Sunday, November 30, 2014

Weekend Roundup, Part 2

A Roman game board from the first or second century AD has been discovered in southern Turkey.

Some extremely well-preserved mosaics have been discovered near the Syria-Turkey border.

France is returning 300 artifacts stolen from Egypt.

Why did the Egyptians use scarabs? Michael Wall’s recent lecture on the role of insects in religion explains.

“What can we learn about the time of Abraham from simple stone beads?” Geoffrey Ludvik explains on this week’s interview on The Book and the Spade.

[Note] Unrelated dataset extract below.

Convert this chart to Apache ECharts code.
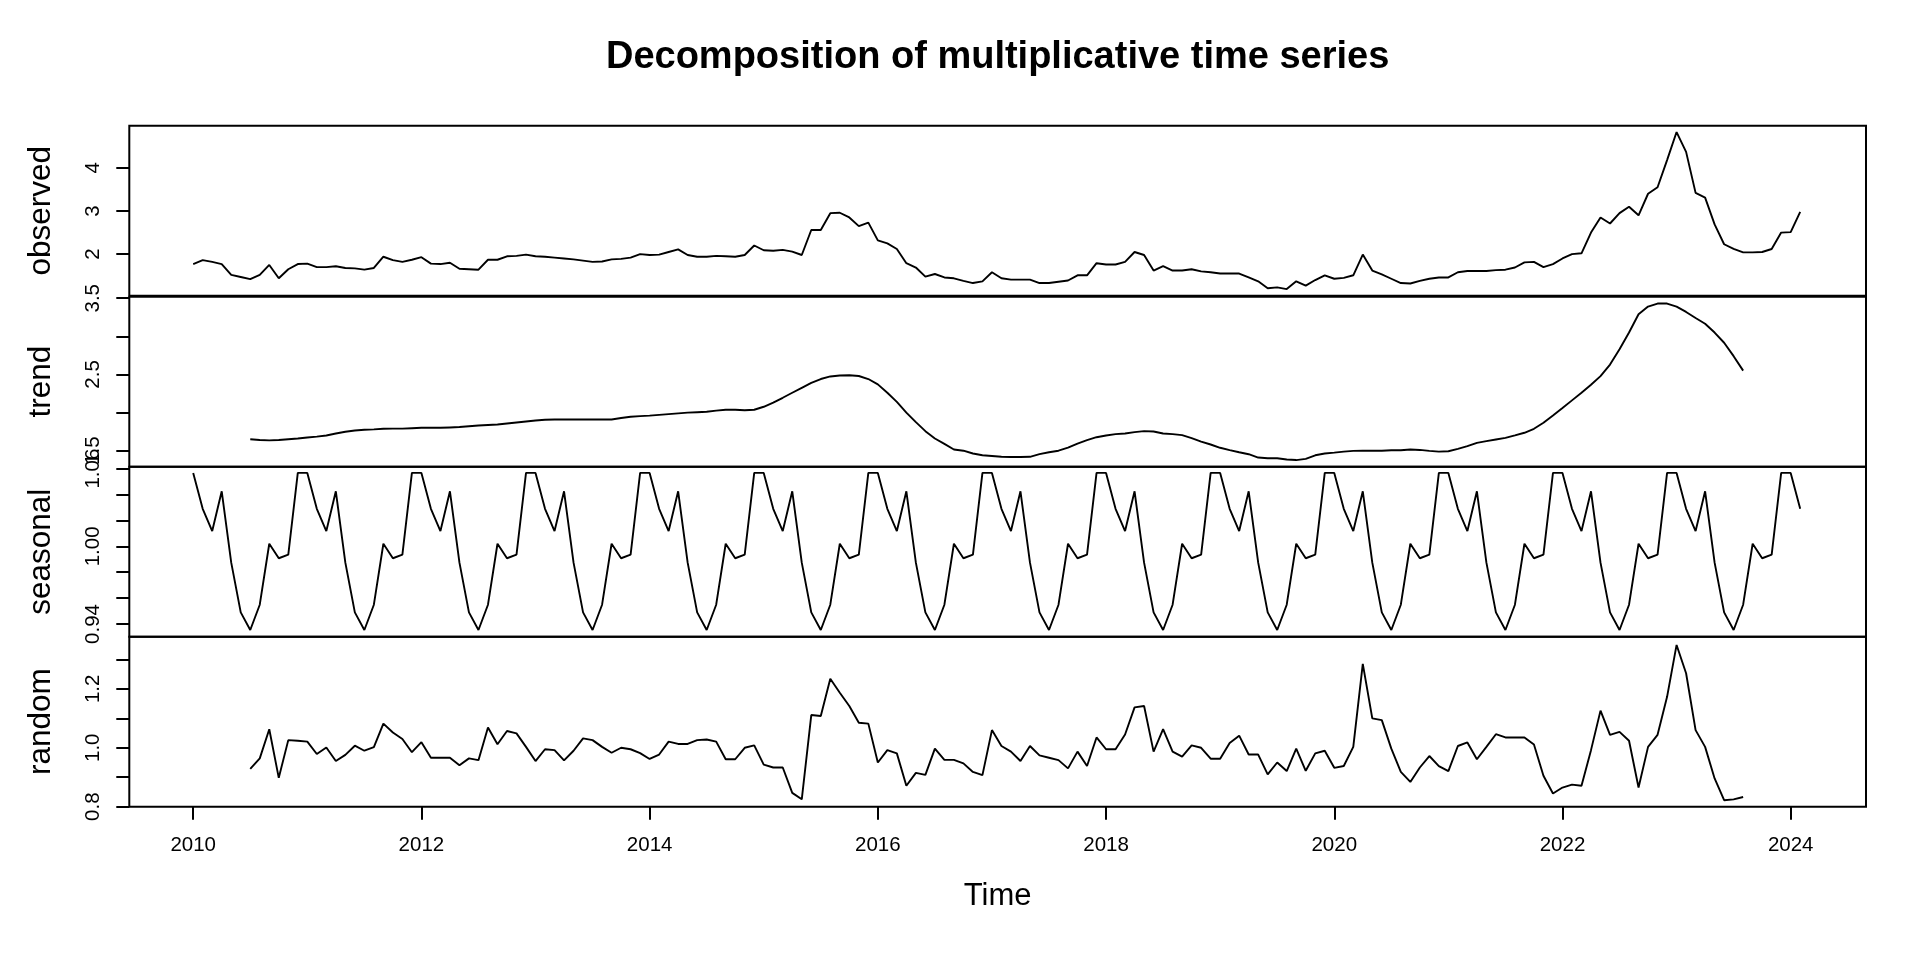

The Pompeii Bibliography and Mapping Resource (PBMR) is “working to map the landscape of publications about Pompeii onto the space of the ancient city itself, creating a unified, bi-directional interface to both resources.”

A “small underwater Pompeii” has been discovered off the shore of the Greek island of Delos.

Climate change apparently did not cause the end of the Bronze Age.

James Cuno, the President and CEO of the J. Paul Getty Trust, makes the case against repatriating museum artifacts in the latest issue of Foreign Affairs.

The Biblical Archaeology Society is running a Thanksgiving sale through Thursday.

Sharon Zuckerman, co-director of the Tel Hazor Excavations and senior lecturer at the Institute of Archaeology at the Hebrew University of Jerusalem, died on Friday. She was 49.